--- start of DATA EXTRACT ---
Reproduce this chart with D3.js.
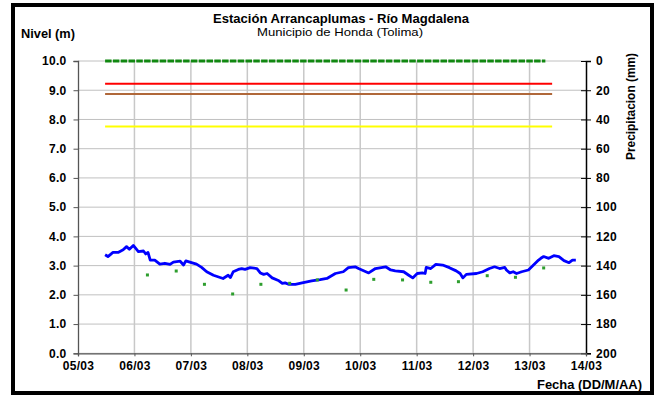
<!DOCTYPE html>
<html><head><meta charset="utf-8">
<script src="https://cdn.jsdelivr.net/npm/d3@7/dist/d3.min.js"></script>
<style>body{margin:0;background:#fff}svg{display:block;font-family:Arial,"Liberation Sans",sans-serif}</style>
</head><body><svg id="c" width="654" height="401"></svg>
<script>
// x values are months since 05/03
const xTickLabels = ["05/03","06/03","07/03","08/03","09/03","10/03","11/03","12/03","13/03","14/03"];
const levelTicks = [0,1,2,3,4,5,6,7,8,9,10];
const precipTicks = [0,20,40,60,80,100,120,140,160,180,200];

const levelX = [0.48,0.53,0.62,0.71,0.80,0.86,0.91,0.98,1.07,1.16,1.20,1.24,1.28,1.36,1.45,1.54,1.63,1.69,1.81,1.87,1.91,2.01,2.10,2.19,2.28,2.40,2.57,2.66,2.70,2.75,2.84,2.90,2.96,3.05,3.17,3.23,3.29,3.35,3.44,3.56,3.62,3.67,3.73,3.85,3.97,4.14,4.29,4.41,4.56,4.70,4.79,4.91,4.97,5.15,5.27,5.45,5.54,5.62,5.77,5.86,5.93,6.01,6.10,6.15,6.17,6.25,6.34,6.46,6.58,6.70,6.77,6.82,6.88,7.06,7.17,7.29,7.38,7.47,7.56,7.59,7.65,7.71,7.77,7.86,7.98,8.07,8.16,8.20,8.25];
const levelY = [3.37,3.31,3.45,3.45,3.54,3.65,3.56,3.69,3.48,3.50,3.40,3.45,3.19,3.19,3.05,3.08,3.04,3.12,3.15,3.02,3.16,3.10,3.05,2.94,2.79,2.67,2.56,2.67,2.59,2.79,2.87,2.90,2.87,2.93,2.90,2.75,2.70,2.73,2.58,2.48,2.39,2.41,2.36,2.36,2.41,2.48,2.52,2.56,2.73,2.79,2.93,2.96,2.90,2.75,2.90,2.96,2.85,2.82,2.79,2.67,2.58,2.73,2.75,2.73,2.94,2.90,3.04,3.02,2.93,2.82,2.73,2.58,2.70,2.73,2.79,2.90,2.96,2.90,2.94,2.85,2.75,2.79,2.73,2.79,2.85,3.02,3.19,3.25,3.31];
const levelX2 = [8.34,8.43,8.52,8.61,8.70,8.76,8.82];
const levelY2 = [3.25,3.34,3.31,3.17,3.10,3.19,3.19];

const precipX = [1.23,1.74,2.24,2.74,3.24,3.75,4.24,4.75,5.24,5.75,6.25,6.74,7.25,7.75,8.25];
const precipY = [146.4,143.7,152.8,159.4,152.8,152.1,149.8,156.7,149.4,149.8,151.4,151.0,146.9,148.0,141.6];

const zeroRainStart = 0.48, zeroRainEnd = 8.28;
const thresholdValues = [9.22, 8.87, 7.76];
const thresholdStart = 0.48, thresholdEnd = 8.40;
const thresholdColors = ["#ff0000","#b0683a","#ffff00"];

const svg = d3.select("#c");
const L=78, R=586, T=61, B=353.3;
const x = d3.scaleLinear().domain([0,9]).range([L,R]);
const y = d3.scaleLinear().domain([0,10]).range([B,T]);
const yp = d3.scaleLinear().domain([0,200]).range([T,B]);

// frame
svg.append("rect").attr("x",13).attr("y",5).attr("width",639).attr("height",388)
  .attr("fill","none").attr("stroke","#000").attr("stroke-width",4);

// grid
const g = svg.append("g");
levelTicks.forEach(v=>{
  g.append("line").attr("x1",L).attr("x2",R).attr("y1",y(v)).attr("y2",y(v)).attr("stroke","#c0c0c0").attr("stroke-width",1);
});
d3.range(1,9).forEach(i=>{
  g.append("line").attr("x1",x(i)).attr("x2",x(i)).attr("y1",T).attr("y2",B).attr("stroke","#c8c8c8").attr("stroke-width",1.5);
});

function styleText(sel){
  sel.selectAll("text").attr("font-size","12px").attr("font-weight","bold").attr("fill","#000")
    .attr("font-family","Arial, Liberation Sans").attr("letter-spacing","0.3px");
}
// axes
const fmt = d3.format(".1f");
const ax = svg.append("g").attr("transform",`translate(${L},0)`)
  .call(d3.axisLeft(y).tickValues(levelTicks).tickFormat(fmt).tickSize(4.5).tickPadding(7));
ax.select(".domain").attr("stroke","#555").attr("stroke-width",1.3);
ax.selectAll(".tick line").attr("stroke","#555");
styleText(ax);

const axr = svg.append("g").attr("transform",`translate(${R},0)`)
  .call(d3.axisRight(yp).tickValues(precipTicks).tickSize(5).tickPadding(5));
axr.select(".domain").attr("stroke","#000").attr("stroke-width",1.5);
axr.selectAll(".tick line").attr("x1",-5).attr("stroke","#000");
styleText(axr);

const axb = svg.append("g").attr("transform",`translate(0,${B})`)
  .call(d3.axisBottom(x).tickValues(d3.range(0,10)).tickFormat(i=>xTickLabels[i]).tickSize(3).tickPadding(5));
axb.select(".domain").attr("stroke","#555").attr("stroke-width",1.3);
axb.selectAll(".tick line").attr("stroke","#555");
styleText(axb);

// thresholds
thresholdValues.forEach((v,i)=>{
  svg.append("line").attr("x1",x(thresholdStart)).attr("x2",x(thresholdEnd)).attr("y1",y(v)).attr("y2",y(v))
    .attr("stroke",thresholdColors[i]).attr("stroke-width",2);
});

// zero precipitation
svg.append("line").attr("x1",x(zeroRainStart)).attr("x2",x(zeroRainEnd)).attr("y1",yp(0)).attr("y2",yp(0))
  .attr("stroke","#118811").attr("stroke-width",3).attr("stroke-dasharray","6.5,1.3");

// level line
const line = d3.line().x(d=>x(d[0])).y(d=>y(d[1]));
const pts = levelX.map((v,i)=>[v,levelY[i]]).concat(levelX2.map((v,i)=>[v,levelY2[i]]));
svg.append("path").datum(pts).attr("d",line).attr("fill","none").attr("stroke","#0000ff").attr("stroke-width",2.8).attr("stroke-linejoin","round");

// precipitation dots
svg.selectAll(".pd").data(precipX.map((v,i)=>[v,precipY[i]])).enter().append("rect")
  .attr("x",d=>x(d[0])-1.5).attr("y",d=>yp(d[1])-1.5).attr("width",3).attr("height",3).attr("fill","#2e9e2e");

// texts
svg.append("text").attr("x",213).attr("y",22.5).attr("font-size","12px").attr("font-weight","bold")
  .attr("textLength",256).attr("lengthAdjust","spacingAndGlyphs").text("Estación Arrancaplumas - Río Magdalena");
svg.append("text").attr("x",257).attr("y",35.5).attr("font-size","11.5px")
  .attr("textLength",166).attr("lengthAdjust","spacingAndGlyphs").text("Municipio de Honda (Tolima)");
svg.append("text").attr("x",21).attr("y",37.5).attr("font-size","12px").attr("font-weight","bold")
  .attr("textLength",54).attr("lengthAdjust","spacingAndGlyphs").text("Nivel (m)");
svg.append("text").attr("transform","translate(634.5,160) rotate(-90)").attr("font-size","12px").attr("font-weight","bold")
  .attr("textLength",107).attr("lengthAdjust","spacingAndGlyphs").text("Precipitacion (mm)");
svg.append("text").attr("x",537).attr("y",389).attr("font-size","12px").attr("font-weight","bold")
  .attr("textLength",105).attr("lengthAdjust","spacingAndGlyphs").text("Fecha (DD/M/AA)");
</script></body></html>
--- end of DATA EXTRACT ---
● PROBLEM DESCRIPTION: Please repeat exactly the data above from its first line to the line that contains "const precipTicks = [0,20,40,60,80,100,120,140,160,180,200];", inclusive, and leave every picture out.

● TASK SOLUTION:
Reproduce this chart with D3.js.
<!DOCTYPE html>
<html><head><meta charset="utf-8">
<script src="https://cdn.jsdelivr.net/npm/d3@7/dist/d3.min.js"></script>
<style>body{margin:0;background:#fff}svg{display:block;font-family:Arial,"Liberation Sans",sans-serif}</style>
</head><body><svg id="c" width="654" height="401"></svg>
<script>
// x values are months since 05/03
const xTickLabels = ["05/03","06/03","07/03","08/03","09/03","10/03","11/03","12/03","13/03","14/03"];
const levelTicks = [0,1,2,3,4,5,6,7,8,9,10];
const precipTicks = [0,20,40,60,80,100,120,140,160,180,200];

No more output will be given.